Ces jours qui disparaissent nous entraîne à la rencontre de Lubin, jeune acrobate forcé d’avoir un boulot alimentaire pour poursuivre sa passion, qui voit peu à peu ses journées disparaître… Durant ses moments d’absence, un autre Lubin semble prendre sa place, un garçon ordonné, qui fait les courses, le ménage et ramène un peu plus d’argent. Au fil du temps, Lubin l’acrobate sent que son temps est grignoté par cet autre qui prend le dessus et qui fait tout pour que la tendance ne s’inverse pas jusqu’à ne laisser que quelques apparitions furtives à son alter ego.
J’ai eu du mal à accrocher à cette BD, ne m’attachant pas une seule fois aux personnages présentés.

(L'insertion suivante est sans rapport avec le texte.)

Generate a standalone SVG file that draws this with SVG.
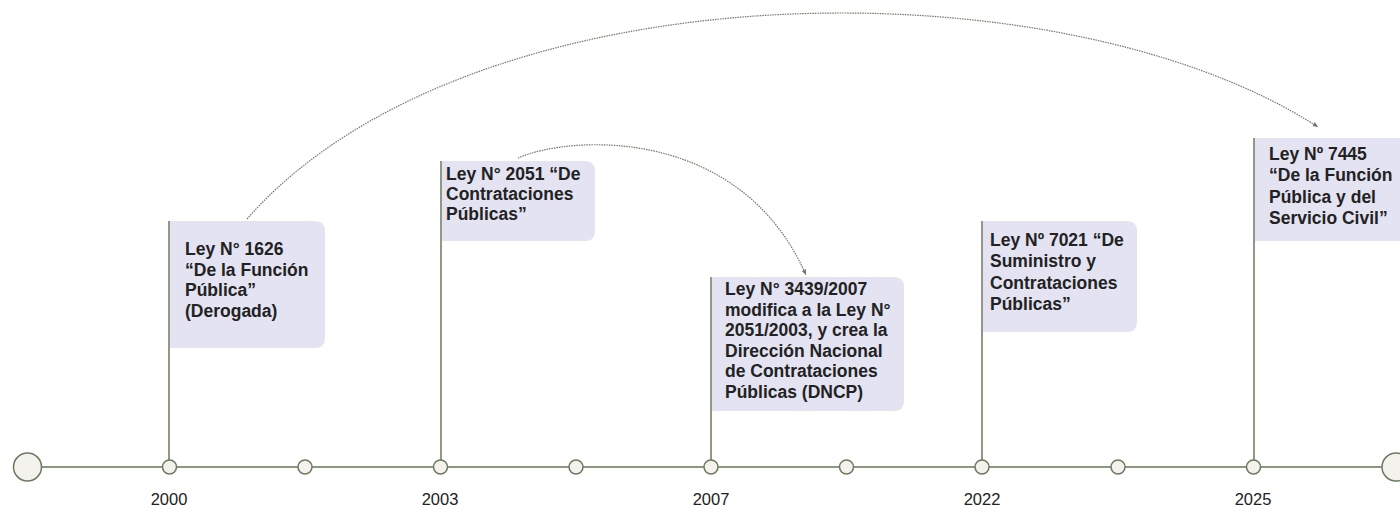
<svg xmlns="http://www.w3.org/2000/svg" width="1400" height="508" viewBox="0 0 1400 508">
<defs>
<style>
.box{fill:#e4e3f2;}
.stem{stroke:#8e9986;stroke-width:2;fill:none;}
.axis{stroke:#8b977f;stroke-width:2;fill:none;}
.dot{fill:#f4f2ec;stroke:#6b7a5e;stroke-width:1.5;}
.lbl{font-family:"Liberation Sans",Arial,sans-serif;font-weight:bold;font-size:17.5px;fill:#222;}
.yr{font-family:"Liberation Sans",Arial,sans-serif;font-size:16.5px;fill:#222;text-anchor:middle;}
.arc{stroke:#6f7a68;stroke-width:1.2;fill:none;stroke-dasharray:1.5 1;}
</style>
<marker id="ah" viewBox="0 0 10 10" refX="9" refY="5" markerWidth="6" markerHeight="6" orient="auto" markerUnits="userSpaceOnUse">
<path d="M0,1 L9,5 L0,9 Z" fill="#6f7a68"/>
</marker>
</defs>
<rect width="1400" height="508" fill="#ffffff"/>

<g id="axis">
<line class="axis" x1="27" y1="467" x2="1396" y2="467"/>
</g>

<g id="connectors">
<path class="arc" d="M247,219 C470,-35 1060,-40 1318,127" marker-end="url(#ah)"/>
<path class="arc" d="M518,158 C570,135 740,125 806,275" marker-end="url(#ah)"/>
</g>

<g id="n2000">
<line class="stem" x1="169" y1="221" x2="169" y2="460"/>
<path class="box" d="M170,221 H315 Q325,221 325,231 V338 Q325,348 315,348 H170 Z"/>
<text class="lbl" x="185" y="255">Ley N° 1626</text>
<text class="lbl" x="185" y="275.5">“De la Función</text>
<text class="lbl" x="185" y="296">Pública”</text>
<text class="lbl" x="185" y="316.5">(Derogada)</text>
</g>

<g id="n2003">
<line class="stem" x1="441" y1="161" x2="441" y2="460"/>
<path class="box" d="M442,161 H585 Q595,161 595,171 V231 Q595,241 585,241 H442 Z"/>
<text class="lbl" x="446" y="180">Ley N° 2051 “De</text>
<text class="lbl" x="446" y="200">Contrataciones</text>
<text class="lbl" x="446" y="220">Públicas”</text>
</g>

<g id="n2007">
<line class="stem" x1="711" y1="277" x2="711" y2="460"/>
<path class="box" d="M712,277 H894 Q904,277 904,287 V401 Q904,411 894,411 H712 Z"/>
<text class="lbl" x="725" y="295">Ley N° 3439/2007</text>
<text class="lbl" x="725" y="315.5">modifica a la Ley N°</text>
<text class="lbl" x="725" y="336">2051/2003, y crea la</text>
<text class="lbl" x="725" y="356.5">Dirección Nacional</text>
<text class="lbl" x="725" y="377">de Contrataciones</text>
<text class="lbl" x="725" y="397.5">Públicas (DNCP)</text>
</g>

<g id="n2022">
<line class="stem" x1="982" y1="221" x2="982" y2="460"/>
<path class="box" d="M983,221 H1127 Q1137,221 1137,231 V322 Q1137,332 1127,332 H983 Z"/>
<text class="lbl" x="990" y="246">Ley Nº 7021 “De</text>
<text class="lbl" x="990" y="267.3">Suministro y</text>
<text class="lbl" x="990" y="288.6">Contrataciones</text>
<text class="lbl" x="990" y="310">Públicas”</text>
</g>

<g id="n2025">
<line class="stem" x1="1254" y1="138" x2="1254" y2="460"/>
<path class="box" d="M1255,138 H1400 V241 H1255 Z"/>
<text class="lbl" x="1269" y="160">Ley Nº 7445</text>
<text class="lbl" x="1269" y="181.3">“De la Función</text>
<text class="lbl" x="1269" y="202.6">Pública y del</text>
<text class="lbl" x="1269" y="224">Servicio Civil”</text>
</g>

<g id="dots">
<circle class="dot" cx="27.5" cy="467" r="14"/>
<circle class="dot" cx="1396" cy="467" r="14"/>
<circle class="dot" cx="169.5" cy="467" r="7"/>
<circle class="dot" cx="305" cy="467" r="7"/>
<circle class="dot" cx="440.5" cy="467" r="7"/>
<circle class="dot" cx="576" cy="467" r="7"/>
<circle class="dot" cx="711" cy="467" r="7"/>
<circle class="dot" cx="846.5" cy="467" r="7"/>
<circle class="dot" cx="982" cy="467" r="7"/>
<circle class="dot" cx="1118" cy="467" r="7"/>
<circle class="dot" cx="1253.5" cy="467" r="7"/>
</g>

<g id="years">
<text class="yr" x="169" y="505">2000</text>
<text class="yr" x="440" y="505">2003</text>
<text class="yr" x="711" y="505">2007</text>
<text class="yr" x="982" y="505">2022</text>
<text class="yr" x="1253" y="505">2025</text>
</g>
</svg>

Il m’a manqué un petit quelque chose pour réellement plonger dans l’histoire avec mes tripes ce qui fait que je l’ai lue avec une certaine distance. C’est ainsi que les messages subliminaux m’ont paru trop peu subtils, trop faciles et attendus, très clichés aussi.
Timothé Le Boucher nous propose un récit graphique où le Lubin rêveur laisse peu à peu place à un Lubin responsable, un Lubin adulte. Notre artiste de cirque disparait au profit d’un homme qui entre dans les rangs, qui exerce un travail dit « utile » par la société, qui contribue au bon fonctionnement de la vie citoyenne en somme. L’éditeur décrit ce changement par le passage de l’enfance à l’âge adulte en faisant peu à peu taire l’enfant insouciant et rêveur.
Tous ces mécanismes m’ont paru trop attendus, trop simples parce qu’on entre dans la critique pure et dure de cet âge adulte quand tout est fait pour que le Lubin « responsable » passe pour le méchant de l’histoire. Et c’est là que j’ai du mal à accepter l’explication du duel entre l’enfance et l’âge adulte : j’avais plutôt l’impression de voir un duel entre le conformisme et l’idéalisme. Et ce duel m’a semblé bien trop manichéen et stéréotypé pour me plaire.
Plus le temps passe et plus j’aime la finesse, les sens cachés, la critique d’une société trop rigide.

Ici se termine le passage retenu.